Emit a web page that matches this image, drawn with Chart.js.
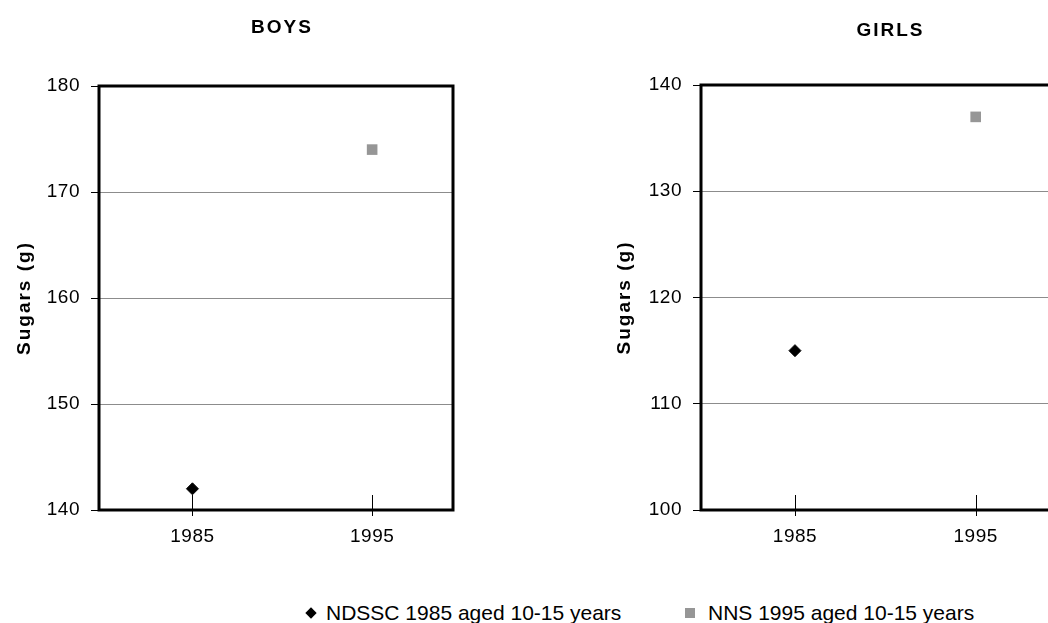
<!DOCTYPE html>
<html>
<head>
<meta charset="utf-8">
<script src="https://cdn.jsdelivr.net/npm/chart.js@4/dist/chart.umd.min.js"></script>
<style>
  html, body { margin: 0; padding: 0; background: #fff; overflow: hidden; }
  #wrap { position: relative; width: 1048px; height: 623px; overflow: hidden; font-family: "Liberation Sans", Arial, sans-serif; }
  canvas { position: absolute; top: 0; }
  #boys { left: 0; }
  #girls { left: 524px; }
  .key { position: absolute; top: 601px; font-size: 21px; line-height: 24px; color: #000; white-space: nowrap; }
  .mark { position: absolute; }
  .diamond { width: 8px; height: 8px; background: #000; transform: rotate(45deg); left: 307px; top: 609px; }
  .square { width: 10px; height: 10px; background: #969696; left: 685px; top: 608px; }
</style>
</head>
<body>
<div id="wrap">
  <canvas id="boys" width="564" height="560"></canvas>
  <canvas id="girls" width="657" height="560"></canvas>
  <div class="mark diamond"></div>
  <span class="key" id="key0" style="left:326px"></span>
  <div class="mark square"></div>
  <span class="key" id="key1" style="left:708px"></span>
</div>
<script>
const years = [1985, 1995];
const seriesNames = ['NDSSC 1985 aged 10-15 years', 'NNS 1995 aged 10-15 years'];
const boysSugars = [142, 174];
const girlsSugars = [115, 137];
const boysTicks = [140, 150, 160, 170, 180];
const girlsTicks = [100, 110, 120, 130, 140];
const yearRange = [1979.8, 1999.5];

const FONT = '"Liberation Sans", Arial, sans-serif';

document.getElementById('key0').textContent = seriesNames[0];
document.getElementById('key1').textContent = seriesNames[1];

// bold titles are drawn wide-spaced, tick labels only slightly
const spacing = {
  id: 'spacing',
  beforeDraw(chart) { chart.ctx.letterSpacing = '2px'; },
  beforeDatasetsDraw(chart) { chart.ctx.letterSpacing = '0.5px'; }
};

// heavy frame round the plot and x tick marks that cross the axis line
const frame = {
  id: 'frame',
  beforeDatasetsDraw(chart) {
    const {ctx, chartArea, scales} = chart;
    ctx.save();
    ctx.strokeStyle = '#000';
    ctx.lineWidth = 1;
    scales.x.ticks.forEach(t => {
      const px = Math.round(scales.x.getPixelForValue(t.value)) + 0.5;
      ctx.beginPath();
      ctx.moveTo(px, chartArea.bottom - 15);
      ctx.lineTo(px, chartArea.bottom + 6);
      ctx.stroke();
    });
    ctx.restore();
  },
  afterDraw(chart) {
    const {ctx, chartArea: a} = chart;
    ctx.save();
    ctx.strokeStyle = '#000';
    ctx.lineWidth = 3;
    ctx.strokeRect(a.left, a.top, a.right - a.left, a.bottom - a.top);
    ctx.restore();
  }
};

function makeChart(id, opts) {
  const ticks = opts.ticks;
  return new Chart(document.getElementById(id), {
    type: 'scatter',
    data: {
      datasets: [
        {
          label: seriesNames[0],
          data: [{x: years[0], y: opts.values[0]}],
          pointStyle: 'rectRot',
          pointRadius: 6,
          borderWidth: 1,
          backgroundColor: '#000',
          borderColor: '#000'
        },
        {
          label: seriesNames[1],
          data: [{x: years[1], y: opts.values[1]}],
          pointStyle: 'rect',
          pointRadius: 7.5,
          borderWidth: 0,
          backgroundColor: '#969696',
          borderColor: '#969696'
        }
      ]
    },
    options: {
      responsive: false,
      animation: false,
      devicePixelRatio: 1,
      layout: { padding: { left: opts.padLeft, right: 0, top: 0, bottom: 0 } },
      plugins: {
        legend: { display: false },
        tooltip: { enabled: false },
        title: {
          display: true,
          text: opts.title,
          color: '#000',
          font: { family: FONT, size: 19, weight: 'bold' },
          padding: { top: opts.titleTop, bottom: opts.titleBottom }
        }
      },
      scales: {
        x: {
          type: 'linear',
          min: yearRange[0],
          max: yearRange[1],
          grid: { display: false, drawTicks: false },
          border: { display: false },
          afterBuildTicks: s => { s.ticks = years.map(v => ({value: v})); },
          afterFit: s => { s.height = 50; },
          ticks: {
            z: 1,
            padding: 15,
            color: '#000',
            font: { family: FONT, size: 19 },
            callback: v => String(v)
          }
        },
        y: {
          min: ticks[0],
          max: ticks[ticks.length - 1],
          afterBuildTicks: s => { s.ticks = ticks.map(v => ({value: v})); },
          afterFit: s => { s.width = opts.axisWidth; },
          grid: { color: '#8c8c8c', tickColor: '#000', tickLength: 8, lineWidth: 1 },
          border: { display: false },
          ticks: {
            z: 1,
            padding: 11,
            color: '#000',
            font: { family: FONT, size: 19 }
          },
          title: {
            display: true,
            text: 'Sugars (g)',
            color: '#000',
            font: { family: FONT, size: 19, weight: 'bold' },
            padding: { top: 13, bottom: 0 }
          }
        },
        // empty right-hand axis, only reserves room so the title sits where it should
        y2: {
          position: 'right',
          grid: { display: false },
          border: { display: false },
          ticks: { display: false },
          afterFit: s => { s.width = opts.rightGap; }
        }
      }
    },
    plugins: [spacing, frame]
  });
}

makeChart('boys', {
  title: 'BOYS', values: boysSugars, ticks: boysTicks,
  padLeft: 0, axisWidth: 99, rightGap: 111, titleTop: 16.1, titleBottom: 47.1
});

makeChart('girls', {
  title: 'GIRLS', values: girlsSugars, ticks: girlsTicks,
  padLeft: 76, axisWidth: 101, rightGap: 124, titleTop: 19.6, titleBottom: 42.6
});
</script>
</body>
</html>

* * *

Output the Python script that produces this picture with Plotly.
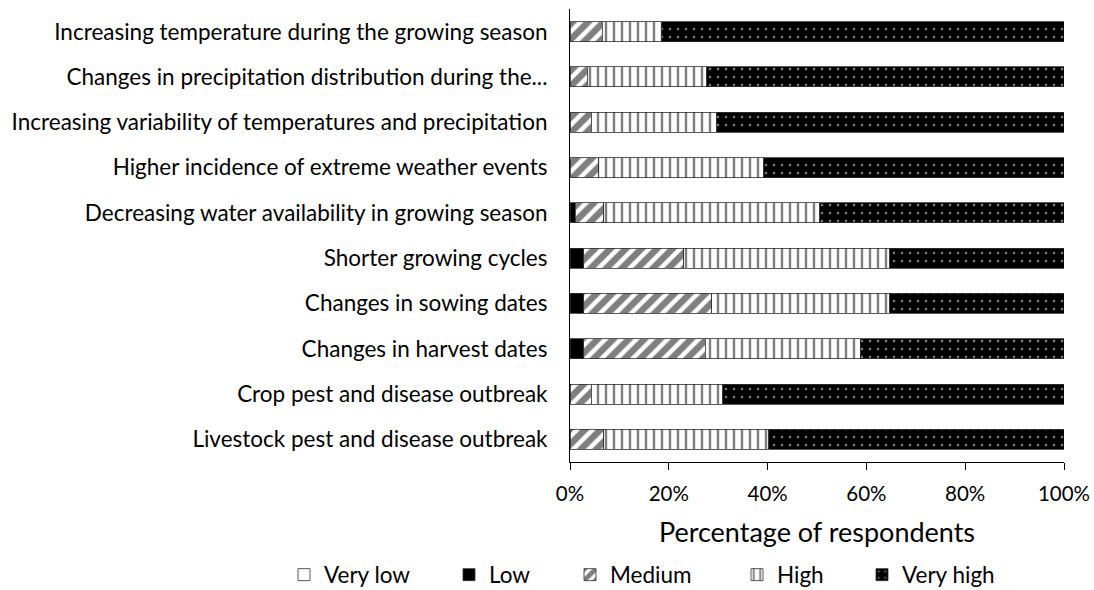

==

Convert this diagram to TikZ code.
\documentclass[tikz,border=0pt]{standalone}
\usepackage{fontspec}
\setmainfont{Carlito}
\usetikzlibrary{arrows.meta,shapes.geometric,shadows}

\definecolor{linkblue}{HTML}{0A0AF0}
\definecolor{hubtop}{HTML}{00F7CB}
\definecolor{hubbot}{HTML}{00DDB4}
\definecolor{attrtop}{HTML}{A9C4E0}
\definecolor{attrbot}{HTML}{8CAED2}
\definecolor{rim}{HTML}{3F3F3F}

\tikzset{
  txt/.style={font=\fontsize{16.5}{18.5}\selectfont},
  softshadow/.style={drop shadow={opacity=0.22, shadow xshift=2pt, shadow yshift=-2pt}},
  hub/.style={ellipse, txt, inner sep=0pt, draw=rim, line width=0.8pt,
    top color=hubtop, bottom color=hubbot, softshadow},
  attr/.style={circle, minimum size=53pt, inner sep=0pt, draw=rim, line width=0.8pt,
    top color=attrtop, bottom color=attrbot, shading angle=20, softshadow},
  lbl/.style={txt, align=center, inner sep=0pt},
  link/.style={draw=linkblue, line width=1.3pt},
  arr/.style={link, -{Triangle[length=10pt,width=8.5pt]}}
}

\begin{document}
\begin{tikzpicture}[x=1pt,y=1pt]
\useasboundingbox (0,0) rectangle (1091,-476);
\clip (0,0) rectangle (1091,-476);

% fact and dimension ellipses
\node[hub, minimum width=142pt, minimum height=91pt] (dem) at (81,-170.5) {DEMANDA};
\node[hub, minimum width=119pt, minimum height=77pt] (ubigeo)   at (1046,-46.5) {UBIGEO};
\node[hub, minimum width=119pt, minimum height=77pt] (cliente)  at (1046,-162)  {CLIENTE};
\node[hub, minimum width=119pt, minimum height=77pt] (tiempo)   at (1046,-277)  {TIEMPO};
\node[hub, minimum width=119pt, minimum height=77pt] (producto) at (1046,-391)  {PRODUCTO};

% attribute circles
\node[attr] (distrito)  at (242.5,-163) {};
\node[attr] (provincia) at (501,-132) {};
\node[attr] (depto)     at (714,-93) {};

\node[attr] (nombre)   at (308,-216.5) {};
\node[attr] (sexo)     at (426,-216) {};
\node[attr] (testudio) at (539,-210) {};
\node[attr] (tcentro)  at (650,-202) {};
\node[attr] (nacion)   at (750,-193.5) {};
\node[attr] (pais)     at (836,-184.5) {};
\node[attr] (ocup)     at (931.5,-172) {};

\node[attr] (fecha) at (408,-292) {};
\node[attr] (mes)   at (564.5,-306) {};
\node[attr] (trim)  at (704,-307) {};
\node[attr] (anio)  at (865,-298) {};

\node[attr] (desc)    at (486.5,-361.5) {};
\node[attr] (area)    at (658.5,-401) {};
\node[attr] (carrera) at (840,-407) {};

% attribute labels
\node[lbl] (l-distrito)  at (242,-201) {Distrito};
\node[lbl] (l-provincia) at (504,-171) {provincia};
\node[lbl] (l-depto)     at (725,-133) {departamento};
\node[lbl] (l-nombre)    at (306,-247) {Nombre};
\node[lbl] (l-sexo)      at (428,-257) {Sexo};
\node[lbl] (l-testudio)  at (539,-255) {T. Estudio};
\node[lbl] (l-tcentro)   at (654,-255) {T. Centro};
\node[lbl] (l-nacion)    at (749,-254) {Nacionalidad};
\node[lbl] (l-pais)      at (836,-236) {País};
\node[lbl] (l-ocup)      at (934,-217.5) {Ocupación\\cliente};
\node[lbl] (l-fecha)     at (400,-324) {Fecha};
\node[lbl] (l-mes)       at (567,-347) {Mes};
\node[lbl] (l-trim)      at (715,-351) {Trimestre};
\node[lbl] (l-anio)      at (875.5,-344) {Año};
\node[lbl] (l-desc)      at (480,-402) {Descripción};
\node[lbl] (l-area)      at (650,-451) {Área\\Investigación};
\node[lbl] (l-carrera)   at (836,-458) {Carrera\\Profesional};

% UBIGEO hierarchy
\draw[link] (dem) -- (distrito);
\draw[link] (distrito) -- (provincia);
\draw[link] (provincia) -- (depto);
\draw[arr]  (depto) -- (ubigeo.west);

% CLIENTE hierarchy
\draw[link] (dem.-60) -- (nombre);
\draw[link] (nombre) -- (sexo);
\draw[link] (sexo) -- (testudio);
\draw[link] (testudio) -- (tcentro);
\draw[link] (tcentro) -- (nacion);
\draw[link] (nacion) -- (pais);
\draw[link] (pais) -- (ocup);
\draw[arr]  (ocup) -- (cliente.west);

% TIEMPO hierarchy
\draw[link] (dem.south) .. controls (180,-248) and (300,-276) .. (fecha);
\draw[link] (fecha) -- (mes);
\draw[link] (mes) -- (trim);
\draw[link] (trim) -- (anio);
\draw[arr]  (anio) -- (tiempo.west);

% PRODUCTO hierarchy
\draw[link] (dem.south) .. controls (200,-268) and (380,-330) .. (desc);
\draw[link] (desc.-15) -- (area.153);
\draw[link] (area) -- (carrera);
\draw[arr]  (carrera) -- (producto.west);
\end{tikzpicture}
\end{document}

* **WHAT YOU NEED TO DO**
Return each line of the data that contains the string "with".

* **EXERCISE SOLUTION**
Emit a web page that matches this image, drawn with Chart.js.
Output the Python script that produces this picture with Plotly.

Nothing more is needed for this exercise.